> _What the task requires_
Look through the data below and return each line where "this" appears.

> _Data lines_
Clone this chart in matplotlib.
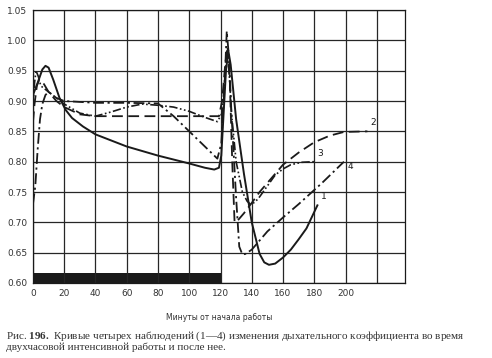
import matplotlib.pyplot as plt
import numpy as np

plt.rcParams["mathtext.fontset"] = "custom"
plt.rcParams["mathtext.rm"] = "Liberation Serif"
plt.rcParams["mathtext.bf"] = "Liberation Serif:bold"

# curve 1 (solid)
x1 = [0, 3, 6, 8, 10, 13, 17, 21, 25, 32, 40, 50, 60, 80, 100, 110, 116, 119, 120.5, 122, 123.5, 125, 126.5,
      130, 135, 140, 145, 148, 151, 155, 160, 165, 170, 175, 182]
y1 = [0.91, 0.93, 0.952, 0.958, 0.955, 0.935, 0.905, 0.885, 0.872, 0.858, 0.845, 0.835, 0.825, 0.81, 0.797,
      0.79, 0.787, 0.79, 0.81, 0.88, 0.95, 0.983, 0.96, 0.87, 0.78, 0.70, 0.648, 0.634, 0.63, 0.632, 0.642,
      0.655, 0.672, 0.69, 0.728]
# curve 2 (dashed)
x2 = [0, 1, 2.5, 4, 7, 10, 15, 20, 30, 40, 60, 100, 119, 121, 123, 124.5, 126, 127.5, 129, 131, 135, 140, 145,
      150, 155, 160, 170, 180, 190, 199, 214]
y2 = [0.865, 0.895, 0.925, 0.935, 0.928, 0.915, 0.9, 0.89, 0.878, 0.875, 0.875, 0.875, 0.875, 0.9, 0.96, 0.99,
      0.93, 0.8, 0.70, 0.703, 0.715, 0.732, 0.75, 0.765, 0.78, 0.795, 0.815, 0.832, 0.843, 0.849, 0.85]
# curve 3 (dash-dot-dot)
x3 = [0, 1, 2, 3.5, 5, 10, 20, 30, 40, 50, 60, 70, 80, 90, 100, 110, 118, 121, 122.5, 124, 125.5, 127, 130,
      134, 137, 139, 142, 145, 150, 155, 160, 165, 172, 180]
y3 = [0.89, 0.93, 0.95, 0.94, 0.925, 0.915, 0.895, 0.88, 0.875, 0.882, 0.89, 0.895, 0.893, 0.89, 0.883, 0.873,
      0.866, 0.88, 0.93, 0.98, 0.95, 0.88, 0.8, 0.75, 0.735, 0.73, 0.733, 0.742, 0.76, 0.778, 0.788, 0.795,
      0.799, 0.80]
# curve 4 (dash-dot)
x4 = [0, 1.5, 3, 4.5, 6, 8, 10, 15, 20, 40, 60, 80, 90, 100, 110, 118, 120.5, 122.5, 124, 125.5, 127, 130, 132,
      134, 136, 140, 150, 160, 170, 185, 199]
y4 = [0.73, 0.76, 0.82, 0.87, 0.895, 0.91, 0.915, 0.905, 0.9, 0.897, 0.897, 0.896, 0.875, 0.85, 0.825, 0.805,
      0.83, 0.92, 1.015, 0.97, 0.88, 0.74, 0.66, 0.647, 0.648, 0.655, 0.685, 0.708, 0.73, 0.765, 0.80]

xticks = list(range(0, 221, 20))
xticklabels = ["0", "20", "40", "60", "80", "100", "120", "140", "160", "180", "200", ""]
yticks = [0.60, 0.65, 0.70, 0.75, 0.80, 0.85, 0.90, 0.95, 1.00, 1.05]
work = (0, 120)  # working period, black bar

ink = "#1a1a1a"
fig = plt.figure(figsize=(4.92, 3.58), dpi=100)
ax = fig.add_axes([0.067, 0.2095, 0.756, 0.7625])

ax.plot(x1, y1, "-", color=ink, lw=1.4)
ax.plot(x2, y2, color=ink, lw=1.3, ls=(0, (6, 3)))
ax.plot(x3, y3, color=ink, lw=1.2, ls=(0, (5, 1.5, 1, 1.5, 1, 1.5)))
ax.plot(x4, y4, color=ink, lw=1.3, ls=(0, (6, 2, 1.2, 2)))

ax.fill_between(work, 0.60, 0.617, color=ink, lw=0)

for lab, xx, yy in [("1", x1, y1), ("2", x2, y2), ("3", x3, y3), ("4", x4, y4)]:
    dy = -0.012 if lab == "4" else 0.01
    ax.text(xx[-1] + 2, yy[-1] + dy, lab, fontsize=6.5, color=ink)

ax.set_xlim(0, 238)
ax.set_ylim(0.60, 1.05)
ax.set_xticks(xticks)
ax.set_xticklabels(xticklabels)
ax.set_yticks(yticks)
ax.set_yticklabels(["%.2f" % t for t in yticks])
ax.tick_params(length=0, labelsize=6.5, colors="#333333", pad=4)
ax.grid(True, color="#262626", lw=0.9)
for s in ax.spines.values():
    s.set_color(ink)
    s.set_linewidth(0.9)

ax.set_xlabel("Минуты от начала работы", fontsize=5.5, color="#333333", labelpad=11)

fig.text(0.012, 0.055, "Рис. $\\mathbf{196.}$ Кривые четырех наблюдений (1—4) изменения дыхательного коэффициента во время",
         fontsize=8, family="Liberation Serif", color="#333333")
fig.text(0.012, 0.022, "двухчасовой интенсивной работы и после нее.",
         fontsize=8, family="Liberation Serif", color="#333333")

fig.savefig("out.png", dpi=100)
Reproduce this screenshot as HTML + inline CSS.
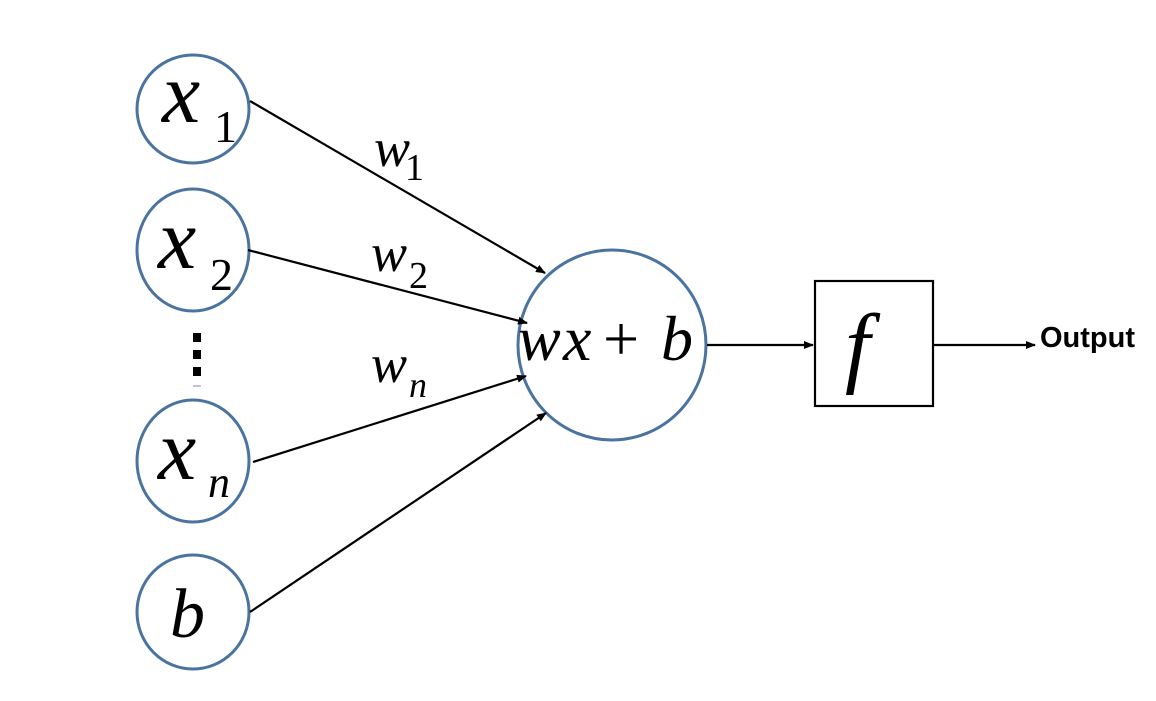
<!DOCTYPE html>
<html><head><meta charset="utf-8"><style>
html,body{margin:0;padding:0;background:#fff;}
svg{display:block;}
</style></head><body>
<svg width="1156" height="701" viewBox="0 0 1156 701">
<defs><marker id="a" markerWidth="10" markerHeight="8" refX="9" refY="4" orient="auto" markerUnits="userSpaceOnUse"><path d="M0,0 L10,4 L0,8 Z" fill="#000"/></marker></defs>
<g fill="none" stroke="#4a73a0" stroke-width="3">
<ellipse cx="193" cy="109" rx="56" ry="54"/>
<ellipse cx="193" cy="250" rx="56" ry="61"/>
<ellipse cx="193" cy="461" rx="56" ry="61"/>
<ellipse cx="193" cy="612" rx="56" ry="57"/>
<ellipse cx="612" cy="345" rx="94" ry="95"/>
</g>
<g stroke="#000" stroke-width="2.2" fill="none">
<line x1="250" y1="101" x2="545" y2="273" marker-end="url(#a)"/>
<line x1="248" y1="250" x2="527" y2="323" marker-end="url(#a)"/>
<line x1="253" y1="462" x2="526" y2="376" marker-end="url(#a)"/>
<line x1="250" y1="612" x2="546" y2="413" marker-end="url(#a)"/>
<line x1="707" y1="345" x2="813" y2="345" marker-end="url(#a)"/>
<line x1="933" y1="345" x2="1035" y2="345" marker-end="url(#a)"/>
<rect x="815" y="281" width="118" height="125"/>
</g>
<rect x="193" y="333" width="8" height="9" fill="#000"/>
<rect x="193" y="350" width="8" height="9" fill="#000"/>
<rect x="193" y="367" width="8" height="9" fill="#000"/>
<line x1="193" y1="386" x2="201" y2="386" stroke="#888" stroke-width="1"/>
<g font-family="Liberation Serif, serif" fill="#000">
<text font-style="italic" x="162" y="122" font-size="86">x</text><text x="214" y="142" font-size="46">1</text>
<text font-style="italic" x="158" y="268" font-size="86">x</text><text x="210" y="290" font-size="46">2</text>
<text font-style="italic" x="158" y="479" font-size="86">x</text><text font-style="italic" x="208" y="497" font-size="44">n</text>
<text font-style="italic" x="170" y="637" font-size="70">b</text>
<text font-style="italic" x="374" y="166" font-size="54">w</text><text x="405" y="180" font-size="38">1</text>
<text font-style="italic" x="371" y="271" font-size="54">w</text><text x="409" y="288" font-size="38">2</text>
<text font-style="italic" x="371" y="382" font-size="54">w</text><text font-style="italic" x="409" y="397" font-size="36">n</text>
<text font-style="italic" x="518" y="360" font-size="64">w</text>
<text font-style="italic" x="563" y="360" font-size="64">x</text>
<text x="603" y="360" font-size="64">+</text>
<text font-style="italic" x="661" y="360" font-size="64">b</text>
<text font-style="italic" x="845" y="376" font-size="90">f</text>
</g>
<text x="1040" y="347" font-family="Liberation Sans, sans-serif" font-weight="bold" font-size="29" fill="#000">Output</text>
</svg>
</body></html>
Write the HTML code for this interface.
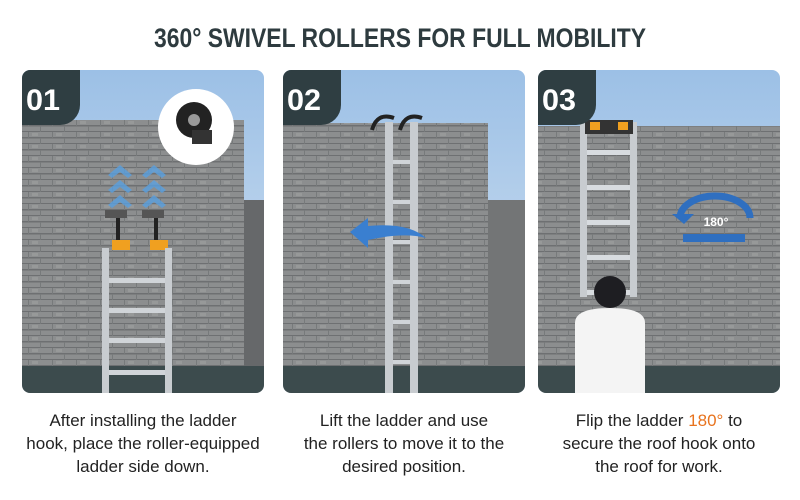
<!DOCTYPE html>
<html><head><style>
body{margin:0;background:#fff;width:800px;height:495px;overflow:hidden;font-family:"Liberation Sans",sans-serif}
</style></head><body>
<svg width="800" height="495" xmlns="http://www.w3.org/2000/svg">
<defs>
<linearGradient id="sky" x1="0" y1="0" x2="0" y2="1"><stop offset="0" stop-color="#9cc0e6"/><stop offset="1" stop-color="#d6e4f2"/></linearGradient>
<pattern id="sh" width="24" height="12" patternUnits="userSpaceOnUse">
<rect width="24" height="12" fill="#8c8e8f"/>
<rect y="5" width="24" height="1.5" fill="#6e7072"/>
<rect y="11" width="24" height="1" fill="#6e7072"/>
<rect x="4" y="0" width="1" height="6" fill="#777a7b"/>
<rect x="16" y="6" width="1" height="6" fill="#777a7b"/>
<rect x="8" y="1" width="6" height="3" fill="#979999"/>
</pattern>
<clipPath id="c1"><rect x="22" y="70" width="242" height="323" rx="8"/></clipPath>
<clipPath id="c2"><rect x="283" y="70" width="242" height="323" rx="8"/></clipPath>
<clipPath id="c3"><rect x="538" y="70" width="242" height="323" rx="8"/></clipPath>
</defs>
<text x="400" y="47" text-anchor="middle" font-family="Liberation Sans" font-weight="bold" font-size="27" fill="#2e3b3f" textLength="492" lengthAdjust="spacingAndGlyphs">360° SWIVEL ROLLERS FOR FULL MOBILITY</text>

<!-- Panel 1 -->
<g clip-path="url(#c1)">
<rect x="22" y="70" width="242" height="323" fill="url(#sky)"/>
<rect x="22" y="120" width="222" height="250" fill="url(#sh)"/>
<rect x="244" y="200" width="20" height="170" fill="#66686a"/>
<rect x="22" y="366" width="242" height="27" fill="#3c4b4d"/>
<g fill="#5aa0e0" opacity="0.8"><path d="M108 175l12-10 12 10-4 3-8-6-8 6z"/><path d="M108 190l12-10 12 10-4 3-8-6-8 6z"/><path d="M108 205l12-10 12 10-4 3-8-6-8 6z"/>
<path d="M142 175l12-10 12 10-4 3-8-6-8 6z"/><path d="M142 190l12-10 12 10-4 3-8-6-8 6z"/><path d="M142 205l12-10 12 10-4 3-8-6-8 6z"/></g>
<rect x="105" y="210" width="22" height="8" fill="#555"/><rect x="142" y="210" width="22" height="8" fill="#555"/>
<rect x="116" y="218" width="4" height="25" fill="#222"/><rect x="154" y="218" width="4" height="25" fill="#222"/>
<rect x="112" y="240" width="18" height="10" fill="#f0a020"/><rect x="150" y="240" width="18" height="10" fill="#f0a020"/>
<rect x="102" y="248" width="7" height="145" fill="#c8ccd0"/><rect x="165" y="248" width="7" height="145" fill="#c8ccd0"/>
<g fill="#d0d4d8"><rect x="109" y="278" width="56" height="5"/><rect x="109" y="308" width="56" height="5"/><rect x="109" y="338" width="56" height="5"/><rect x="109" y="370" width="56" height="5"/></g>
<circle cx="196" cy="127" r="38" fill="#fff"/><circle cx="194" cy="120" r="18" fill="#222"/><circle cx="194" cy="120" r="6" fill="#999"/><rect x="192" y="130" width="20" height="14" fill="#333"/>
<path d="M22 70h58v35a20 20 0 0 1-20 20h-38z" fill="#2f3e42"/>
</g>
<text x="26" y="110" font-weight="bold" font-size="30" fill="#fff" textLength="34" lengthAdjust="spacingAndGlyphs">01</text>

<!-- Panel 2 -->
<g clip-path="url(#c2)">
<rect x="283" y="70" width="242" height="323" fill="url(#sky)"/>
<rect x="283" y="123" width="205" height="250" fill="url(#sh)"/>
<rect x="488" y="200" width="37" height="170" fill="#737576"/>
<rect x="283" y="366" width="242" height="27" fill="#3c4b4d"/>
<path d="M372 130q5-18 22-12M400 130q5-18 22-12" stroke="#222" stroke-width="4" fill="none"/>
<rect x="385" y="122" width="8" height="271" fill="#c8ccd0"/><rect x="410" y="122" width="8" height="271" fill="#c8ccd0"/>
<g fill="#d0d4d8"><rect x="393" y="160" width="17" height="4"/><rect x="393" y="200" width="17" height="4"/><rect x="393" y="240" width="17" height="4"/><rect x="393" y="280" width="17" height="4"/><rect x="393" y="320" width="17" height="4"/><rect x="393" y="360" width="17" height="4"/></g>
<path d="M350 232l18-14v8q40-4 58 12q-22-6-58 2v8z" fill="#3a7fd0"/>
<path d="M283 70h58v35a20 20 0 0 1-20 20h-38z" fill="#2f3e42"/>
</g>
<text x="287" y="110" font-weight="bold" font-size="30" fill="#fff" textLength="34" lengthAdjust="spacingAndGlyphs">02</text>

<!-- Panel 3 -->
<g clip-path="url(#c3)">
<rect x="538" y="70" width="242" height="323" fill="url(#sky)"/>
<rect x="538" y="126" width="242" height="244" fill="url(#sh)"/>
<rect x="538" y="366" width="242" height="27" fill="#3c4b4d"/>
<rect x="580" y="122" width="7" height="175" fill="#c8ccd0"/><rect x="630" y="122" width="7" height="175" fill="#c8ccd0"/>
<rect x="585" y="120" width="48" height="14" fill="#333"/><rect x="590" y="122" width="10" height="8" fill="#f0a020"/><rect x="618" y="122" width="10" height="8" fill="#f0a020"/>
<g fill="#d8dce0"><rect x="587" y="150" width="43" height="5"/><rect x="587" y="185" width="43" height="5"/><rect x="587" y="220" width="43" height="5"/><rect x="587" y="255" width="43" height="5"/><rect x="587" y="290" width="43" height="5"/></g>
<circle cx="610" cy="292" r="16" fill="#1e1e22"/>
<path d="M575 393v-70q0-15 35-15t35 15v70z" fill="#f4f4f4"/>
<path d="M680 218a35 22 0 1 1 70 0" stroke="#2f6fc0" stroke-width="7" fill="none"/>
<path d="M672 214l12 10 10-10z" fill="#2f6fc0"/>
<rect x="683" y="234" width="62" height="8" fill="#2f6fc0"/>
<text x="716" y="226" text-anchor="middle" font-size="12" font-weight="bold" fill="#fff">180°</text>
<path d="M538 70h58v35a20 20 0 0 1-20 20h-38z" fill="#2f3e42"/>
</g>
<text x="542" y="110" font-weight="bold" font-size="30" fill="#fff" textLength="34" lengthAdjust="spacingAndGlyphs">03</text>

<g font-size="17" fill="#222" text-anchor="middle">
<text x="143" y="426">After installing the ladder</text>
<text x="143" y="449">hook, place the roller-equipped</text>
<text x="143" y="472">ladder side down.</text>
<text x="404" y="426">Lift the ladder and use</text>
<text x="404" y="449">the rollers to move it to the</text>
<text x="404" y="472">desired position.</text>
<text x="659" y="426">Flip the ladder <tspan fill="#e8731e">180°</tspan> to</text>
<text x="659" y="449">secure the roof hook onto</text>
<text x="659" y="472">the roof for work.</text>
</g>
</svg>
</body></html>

> _Full solution_
Clone this chart in matplotlib.
Reproduce this screenshot as HTML + inline CSS.
Write the HTML code for this interface.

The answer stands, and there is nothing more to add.